● Dataset extract:
○ ○ ○ ○ ○ ○ ○
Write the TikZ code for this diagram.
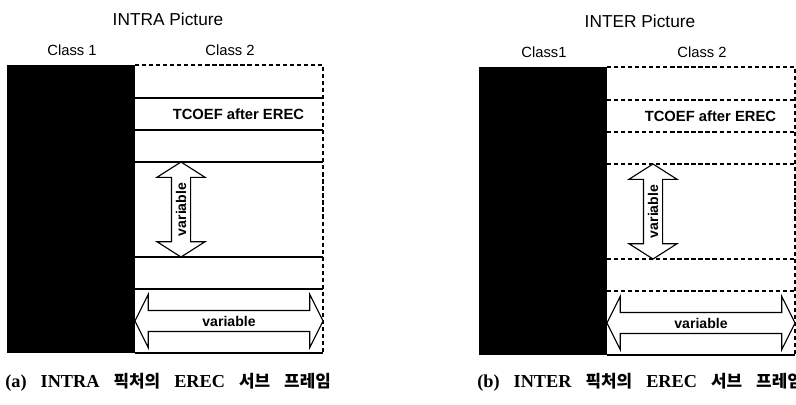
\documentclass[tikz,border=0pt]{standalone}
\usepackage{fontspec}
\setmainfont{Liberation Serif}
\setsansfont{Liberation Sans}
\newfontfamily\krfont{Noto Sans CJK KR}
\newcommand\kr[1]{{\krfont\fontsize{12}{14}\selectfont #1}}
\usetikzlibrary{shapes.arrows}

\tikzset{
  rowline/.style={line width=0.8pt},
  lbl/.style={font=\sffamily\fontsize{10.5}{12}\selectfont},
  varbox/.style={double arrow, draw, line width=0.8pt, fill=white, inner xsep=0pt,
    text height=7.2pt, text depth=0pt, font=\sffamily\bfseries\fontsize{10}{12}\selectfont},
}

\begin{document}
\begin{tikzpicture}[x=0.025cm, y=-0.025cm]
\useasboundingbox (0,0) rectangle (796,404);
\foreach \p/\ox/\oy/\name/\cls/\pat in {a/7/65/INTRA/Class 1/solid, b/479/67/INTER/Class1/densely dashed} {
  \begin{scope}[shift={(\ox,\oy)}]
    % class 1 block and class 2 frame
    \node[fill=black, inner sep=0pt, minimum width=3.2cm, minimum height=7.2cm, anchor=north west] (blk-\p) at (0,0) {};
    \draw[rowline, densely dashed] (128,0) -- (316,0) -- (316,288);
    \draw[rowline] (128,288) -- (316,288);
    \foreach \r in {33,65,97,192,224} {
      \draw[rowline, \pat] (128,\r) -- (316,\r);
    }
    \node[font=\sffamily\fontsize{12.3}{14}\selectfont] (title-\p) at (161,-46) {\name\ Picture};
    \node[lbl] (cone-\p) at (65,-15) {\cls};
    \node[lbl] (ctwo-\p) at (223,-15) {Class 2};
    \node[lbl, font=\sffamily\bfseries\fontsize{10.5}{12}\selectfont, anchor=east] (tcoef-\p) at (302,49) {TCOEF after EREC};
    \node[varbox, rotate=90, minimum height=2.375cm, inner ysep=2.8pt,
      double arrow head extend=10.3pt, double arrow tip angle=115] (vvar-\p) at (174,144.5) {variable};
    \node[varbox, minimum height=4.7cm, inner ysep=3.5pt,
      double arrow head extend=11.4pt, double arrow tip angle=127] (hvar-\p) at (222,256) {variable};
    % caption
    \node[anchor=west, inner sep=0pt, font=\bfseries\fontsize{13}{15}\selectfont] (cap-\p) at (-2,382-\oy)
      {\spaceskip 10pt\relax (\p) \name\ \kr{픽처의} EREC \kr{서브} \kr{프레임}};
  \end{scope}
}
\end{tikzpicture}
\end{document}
○ ○ ○ ○ ○ ○ ○
● Aim of the exercise: Repeat the material above word for word, please, apart from its images.

● Response:
Write the TikZ code for this diagram.
\documentclass[tikz,border=0pt]{standalone}
\usepackage{fontspec}
\setmainfont{Liberation Serif}
\setsansfont{Liberation Sans}
\newfontfamily\krfont{Noto Sans CJK KR}
\newcommand\kr[1]{{\krfont\fontsize{12}{14}\selectfont #1}}
\usetikzlibrary{shapes.arrows}

\tikzset{
  rowline/.style={line width=0.8pt},
  lbl/.style={font=\sffamily\fontsize{10.5}{12}\selectfont},
  varbox/.style={double arrow, draw, line width=0.8pt, fill=white, inner xsep=0pt,
    text height=7.2pt, text depth=0pt, font=\sffamily\bfseries\fontsize{10}{12}\selectfont},
}

\begin{document}
\begin{tikzpicture}[x=0.025cm, y=-0.025cm]
\useasboundingbox (0,0) rectangle (796,404);
\foreach \p/\ox/\oy/\name/\cls/\pat in {a/7/65/INTRA/Class 1/solid, b/479/67/INTER/Class1/densely dashed} {
  \begin{scope}[shift={(\ox,\oy)}]
    % class 1 block and class 2 frame
    \node[fill=black, inner sep=0pt, minimum width=3.2cm, minimum height=7.2cm, anchor=north west] (blk-\p) at (0,0) {};
    \draw[rowline, densely dashed] (128,0) -- (316,0) -- (316,288);
    \draw[rowline] (128,288) -- (316,288);
    \foreach \r in {33,65,97,192,224} {
      \draw[rowline, \pat] (128,\r) -- (316,\r);
    }
    \node[font=\sffamily\fontsize{12.3}{14}\selectfont] (title-\p) at (161,-46) {\name\ Picture};
    \node[lbl] (cone-\p) at (65,-15) {\cls};
    \node[lbl] (ctwo-\p) at (223,-15) {Class 2};
    \node[lbl, font=\sffamily\bfseries\fontsize{10.5}{12}\selectfont, anchor=east] (tcoef-\p) at (302,49) {TCOEF after EREC};
    \node[varbox, rotate=90, minimum height=2.375cm, inner ysep=2.8pt,
      double arrow head extend=10.3pt, double arrow tip angle=115] (vvar-\p) at (174,144.5) {variable};
    \node[varbox, minimum height=4.7cm, inner ysep=3.5pt,
      double arrow head extend=11.4pt, double arrow tip angle=127] (hvar-\p) at (222,256) {variable};
    % caption
    \node[anchor=west, inner sep=0pt, font=\bfseries\fontsize{13}{15}\selectfont] (cap-\p) at (-2,382-\oy)
      {\spaceskip 10pt\relax (\p) \name\ \kr{픽처의} EREC \kr{서브} \kr{프레임}};
  \end{scope}
}
\end{tikzpicture}
\end{document}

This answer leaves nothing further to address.